When I first started this blog four yeas ago, someone asked me, some point after May 4, 2005, to write about Kent State. I'd written a paragraph about it, but I didn't have more to say. But now I do, and it's all about that maligned (by me, and others) Beach Boys song, Student Demonstration Time.
For it reminds me that ten days after that headline-grabbing Kent State, there was Jackson State, though it appears earlier in the Mike Love narrative.
The violence spread down South to where Jackson State brothers
Learned not to say nasty things about Southern policemen's mothers
Nothing much was said about it and really next to nothing done
The pen is mightier than the sword, but no match for a gun.
I always hated the glib tone of the second line, but now that I think on it, the third line was profound in its accuracy. How many of you who remember Kent State also remember Jackson State? I'm guessing not many, but it's not your fault.
America was stunned on May 4, 1970
When rally turned to riot up at Kent State University
They said the students scared the Guard
Though the troops were battle dressed
Four martyrs earned a new degree
The Bachelor of Bullets
I know we're all fed up with useless wars and racial strife
But next time there's a riot, well, you best stay out of sight
Well there's a riot going on
There's a riot going on
Well there's a riot going on
Student demonstration time
I was in high school at the time, but both Kent State and Jackson State had a profound effect on me. Fear, yes, but also a sense of resolve to keep up the struggle against "useless wars and racial strife". Yet this song, coming out a year after the events chronicled, totally undercuts it. Meh.

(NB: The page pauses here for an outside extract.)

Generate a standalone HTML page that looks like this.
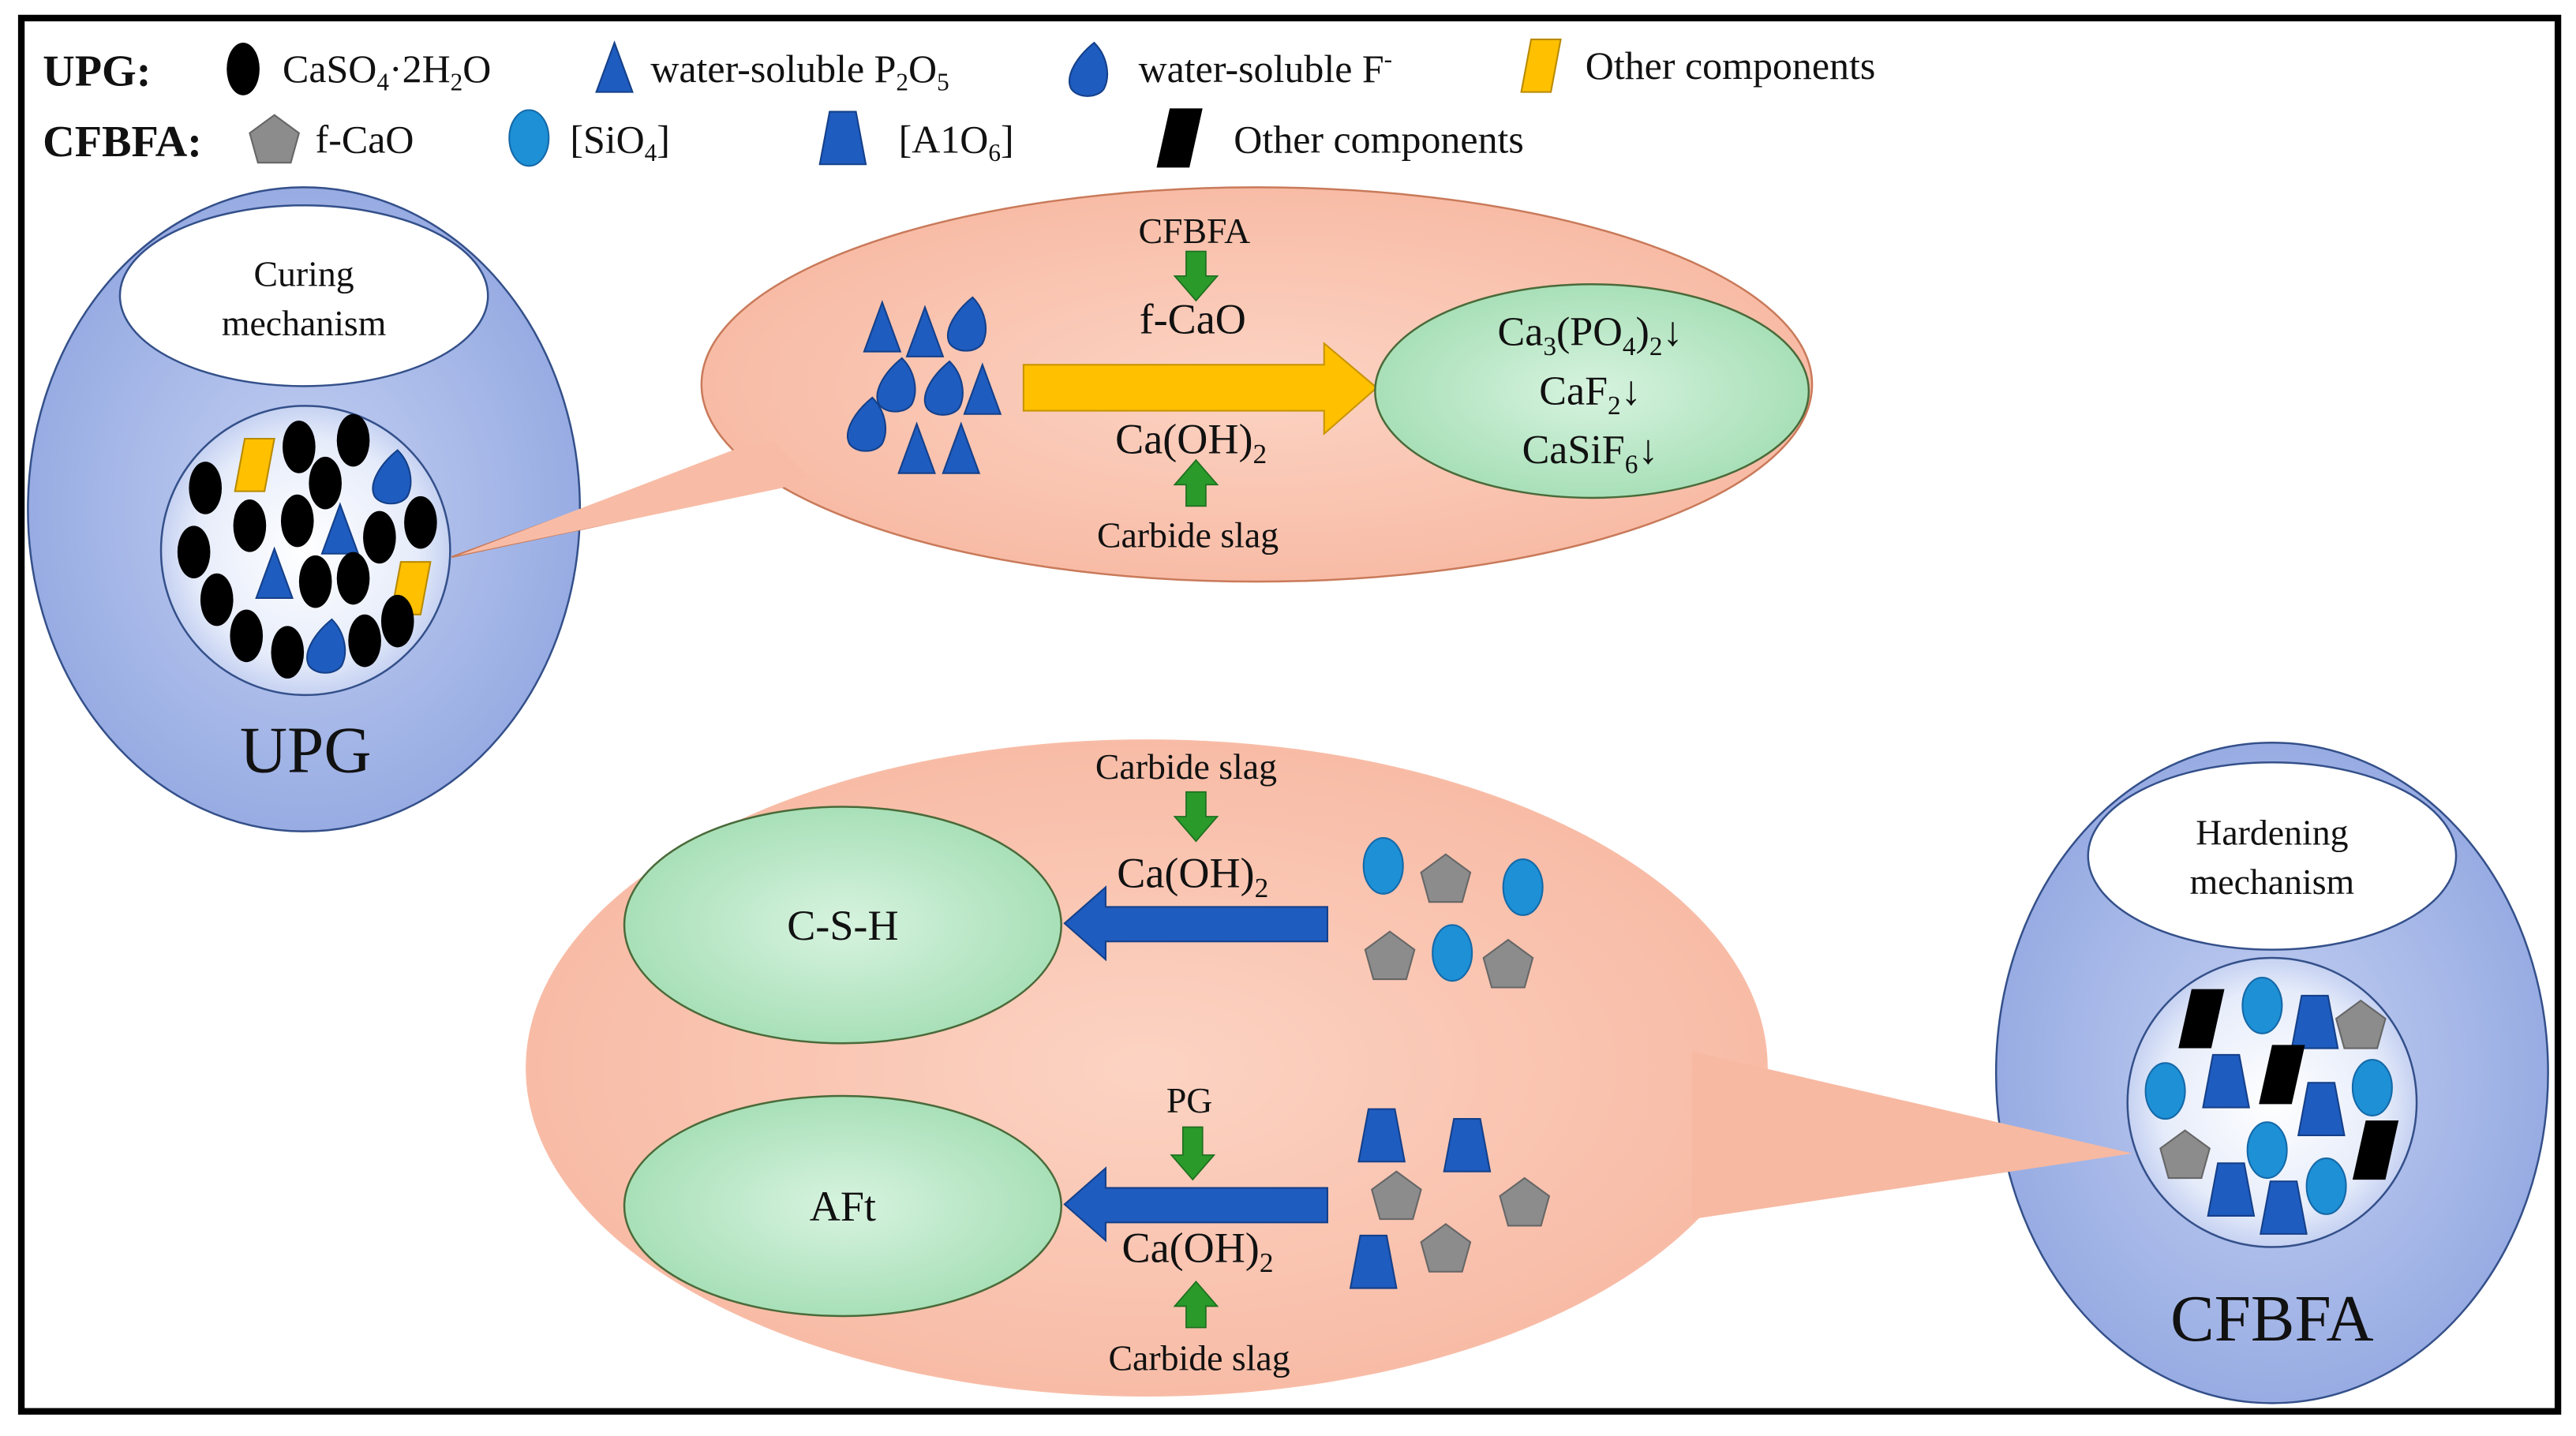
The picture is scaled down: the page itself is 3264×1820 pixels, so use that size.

BTW, I found on the Internets lyrics to the song, but one source had replaced "The Bachelor of Bullets" with "badge of eternal rest". Was that just misheard lyrics or something else?
ROG
Demographics of cigarette smoking
22 hours ago
1 comment:
Re: the "Bachelor of Bullets" line, I think that's a case of a misheard line. Internet lyrics sites are full of mistakes like that. Most reputable sources (here's one) have it listed the way you initially heard it. It doesn't make much sense the other way, does it?
I've always been kinda ambivalent about this track; it seems like a desperate attempt by the image-conscious (esp. in 1971) Boys to cash in on the "socially relevant" phase that was all the rage in the wake of Marvin's "What's Goin' On". Mike Love's lyrics were mostly kinda clumsy and obvious, although there are a couple of pretty good lines like the one you mentioned- and the "Bachelor" line is a decent pun, although it does sound glib, always a problem with Mike. Still, it is catchy, just like the original track it was nicked from, and for someone that was 11 when it was released, doesn't quite have the same negative association as it would for some.